Requirement: Set down the data below from its first line to the line holding "import * as", inclusive; omit all pictures.

Available data:
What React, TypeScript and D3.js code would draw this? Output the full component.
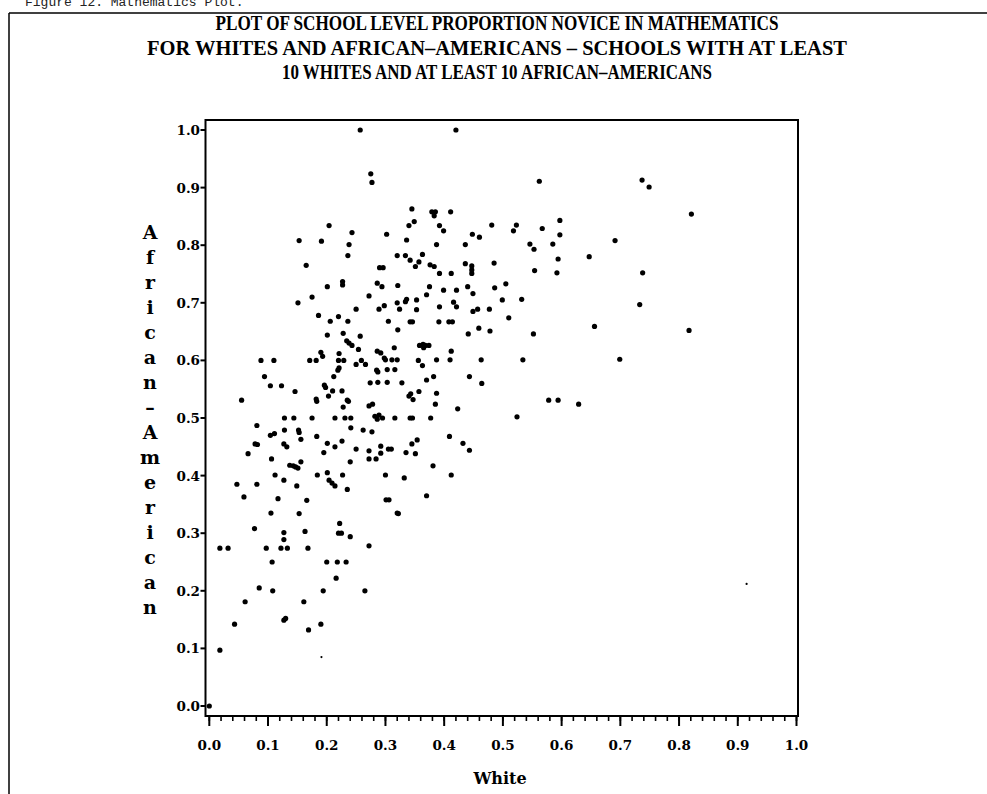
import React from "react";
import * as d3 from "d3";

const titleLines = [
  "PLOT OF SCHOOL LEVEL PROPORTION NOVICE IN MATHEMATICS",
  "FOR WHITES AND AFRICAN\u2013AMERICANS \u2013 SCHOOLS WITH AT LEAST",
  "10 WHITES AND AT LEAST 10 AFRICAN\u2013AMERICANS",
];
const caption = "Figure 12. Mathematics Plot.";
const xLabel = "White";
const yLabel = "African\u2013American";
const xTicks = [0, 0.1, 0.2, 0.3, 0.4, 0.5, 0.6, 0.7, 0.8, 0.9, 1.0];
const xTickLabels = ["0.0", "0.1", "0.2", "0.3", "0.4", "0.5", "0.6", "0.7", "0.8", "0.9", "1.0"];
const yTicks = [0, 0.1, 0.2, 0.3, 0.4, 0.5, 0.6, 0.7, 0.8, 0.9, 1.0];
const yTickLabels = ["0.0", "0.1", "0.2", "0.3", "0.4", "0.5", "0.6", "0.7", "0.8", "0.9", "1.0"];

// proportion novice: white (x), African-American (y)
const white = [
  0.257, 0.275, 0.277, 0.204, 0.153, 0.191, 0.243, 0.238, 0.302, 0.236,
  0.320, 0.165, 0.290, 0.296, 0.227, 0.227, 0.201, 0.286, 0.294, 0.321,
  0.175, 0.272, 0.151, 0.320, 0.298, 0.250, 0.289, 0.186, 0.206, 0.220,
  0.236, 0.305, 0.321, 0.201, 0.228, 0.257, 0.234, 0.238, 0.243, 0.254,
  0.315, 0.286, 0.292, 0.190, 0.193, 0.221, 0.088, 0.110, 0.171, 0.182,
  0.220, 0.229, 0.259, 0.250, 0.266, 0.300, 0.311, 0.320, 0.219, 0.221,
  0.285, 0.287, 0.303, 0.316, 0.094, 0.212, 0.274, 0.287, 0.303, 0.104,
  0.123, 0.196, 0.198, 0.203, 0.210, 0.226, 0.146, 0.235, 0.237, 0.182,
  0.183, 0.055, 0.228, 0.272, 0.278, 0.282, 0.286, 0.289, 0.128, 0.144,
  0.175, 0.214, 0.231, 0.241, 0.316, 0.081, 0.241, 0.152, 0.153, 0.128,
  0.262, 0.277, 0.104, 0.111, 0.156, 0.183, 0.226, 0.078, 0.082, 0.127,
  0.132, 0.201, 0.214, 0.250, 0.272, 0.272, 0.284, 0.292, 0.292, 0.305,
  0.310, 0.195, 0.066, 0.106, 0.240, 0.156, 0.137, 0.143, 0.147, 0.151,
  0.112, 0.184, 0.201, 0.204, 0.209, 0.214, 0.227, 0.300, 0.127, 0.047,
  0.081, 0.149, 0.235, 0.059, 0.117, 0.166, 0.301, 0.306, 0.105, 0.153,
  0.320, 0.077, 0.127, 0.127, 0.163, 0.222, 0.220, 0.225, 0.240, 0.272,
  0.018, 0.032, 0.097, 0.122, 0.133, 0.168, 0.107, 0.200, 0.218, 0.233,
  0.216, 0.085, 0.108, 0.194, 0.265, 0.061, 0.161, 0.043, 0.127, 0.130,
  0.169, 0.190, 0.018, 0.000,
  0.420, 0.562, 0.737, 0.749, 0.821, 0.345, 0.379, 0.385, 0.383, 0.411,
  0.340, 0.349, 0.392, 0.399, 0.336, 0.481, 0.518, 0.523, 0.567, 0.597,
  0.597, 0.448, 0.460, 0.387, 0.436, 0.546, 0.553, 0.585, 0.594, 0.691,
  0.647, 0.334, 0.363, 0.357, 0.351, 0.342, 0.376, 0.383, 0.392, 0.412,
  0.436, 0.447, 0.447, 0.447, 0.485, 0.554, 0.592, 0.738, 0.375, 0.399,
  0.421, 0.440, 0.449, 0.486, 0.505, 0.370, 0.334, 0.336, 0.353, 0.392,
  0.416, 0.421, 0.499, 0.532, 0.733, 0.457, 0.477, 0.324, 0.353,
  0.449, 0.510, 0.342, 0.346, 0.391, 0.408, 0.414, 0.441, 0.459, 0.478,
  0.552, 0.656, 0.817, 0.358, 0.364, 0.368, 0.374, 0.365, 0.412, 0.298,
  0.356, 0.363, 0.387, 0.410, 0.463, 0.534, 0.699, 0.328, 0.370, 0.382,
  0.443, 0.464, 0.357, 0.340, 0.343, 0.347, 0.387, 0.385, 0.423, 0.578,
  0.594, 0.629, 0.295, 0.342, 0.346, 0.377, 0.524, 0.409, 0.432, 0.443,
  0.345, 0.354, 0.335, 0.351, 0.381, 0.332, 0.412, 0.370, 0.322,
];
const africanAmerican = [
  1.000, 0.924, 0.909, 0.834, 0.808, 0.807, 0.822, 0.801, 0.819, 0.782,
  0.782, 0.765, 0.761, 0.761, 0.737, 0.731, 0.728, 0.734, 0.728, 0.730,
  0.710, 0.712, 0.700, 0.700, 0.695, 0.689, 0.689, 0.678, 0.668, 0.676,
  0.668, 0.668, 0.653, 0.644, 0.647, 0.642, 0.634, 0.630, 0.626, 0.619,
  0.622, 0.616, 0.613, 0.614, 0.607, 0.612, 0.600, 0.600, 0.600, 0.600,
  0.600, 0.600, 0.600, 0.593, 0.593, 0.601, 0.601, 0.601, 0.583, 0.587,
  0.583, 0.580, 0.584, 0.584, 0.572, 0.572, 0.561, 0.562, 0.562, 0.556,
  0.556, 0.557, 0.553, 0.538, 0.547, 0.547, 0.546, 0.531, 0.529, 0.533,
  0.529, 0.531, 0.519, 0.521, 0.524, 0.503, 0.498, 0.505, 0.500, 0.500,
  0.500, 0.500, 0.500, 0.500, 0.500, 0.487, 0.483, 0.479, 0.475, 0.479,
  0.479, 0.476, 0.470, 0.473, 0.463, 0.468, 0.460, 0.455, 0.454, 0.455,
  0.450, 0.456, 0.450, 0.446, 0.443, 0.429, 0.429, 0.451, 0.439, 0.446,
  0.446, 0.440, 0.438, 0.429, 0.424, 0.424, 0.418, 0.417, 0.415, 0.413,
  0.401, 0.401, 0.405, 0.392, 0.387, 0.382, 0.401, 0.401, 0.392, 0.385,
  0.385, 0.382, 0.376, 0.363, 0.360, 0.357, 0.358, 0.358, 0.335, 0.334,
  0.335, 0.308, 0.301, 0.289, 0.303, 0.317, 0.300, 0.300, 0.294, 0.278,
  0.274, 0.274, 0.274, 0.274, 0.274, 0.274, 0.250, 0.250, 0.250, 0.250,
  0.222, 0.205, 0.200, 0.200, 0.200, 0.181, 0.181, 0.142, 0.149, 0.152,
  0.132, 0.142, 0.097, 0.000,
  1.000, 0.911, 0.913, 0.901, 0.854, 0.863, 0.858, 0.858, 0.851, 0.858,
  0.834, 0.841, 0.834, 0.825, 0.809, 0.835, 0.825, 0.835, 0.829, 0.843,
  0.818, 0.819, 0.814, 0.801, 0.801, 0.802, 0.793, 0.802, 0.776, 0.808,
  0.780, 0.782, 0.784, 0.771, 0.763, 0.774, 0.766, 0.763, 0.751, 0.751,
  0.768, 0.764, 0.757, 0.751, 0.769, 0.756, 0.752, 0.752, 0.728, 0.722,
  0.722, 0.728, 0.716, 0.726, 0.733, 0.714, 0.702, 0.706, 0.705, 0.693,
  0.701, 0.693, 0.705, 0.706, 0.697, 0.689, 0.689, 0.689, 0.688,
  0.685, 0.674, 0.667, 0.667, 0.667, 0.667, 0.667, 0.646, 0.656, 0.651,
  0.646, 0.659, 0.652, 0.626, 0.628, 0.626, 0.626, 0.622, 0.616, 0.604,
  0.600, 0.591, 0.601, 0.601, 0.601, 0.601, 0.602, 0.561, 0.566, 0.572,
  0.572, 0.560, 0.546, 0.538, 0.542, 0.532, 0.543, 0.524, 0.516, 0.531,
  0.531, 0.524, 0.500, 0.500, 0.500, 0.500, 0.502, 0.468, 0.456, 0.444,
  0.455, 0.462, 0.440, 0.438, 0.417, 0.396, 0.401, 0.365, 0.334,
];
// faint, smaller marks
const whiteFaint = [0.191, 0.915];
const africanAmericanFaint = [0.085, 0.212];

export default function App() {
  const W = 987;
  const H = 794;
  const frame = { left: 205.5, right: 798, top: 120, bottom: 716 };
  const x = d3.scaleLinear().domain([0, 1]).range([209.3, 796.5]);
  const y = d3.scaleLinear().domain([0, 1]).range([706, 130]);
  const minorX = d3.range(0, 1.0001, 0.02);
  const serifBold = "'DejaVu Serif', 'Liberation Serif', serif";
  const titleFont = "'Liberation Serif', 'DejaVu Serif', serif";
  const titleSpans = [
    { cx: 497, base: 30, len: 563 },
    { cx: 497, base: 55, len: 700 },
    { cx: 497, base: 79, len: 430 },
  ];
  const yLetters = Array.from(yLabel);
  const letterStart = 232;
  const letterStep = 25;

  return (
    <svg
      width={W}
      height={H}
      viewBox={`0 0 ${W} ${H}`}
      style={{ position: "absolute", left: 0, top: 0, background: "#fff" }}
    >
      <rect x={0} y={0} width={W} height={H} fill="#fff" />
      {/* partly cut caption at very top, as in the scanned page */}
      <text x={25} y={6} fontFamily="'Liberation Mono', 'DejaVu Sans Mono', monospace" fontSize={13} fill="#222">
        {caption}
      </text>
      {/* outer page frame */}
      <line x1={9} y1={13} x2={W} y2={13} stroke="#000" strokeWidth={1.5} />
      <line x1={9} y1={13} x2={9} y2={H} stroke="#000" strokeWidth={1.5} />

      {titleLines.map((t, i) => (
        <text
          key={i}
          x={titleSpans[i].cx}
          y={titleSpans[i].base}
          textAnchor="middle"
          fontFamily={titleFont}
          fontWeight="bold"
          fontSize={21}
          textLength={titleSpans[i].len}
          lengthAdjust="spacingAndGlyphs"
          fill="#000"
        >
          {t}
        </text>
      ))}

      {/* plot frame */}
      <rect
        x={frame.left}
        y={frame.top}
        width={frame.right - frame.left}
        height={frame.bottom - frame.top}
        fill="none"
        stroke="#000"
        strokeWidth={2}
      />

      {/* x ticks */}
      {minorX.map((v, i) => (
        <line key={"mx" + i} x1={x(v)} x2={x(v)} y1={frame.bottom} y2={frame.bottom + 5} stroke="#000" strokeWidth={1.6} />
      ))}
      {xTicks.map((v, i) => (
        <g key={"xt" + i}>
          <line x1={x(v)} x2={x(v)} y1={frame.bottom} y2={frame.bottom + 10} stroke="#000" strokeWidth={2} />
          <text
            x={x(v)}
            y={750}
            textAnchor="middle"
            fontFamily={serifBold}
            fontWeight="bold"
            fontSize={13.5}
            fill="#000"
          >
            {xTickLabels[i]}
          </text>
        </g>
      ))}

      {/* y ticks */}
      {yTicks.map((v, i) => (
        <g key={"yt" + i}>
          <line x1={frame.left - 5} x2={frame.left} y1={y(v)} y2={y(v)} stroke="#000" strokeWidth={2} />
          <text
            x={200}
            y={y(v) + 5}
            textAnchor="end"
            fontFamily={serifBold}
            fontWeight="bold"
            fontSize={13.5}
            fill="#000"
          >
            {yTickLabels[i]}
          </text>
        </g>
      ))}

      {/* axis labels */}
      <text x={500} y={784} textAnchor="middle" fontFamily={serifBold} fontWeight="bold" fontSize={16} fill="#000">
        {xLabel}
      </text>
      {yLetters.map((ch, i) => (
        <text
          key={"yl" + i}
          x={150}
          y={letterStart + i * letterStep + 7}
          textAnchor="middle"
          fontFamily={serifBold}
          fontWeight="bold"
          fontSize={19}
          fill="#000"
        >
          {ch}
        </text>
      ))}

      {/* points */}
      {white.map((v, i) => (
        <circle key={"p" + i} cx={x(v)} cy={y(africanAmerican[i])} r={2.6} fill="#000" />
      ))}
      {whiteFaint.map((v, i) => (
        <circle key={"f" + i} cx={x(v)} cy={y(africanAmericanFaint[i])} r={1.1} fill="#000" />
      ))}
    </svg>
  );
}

The reply:
What React, TypeScript and D3.js code would draw this? Output the full component.
import React from "react";
import * as d3 from "d3";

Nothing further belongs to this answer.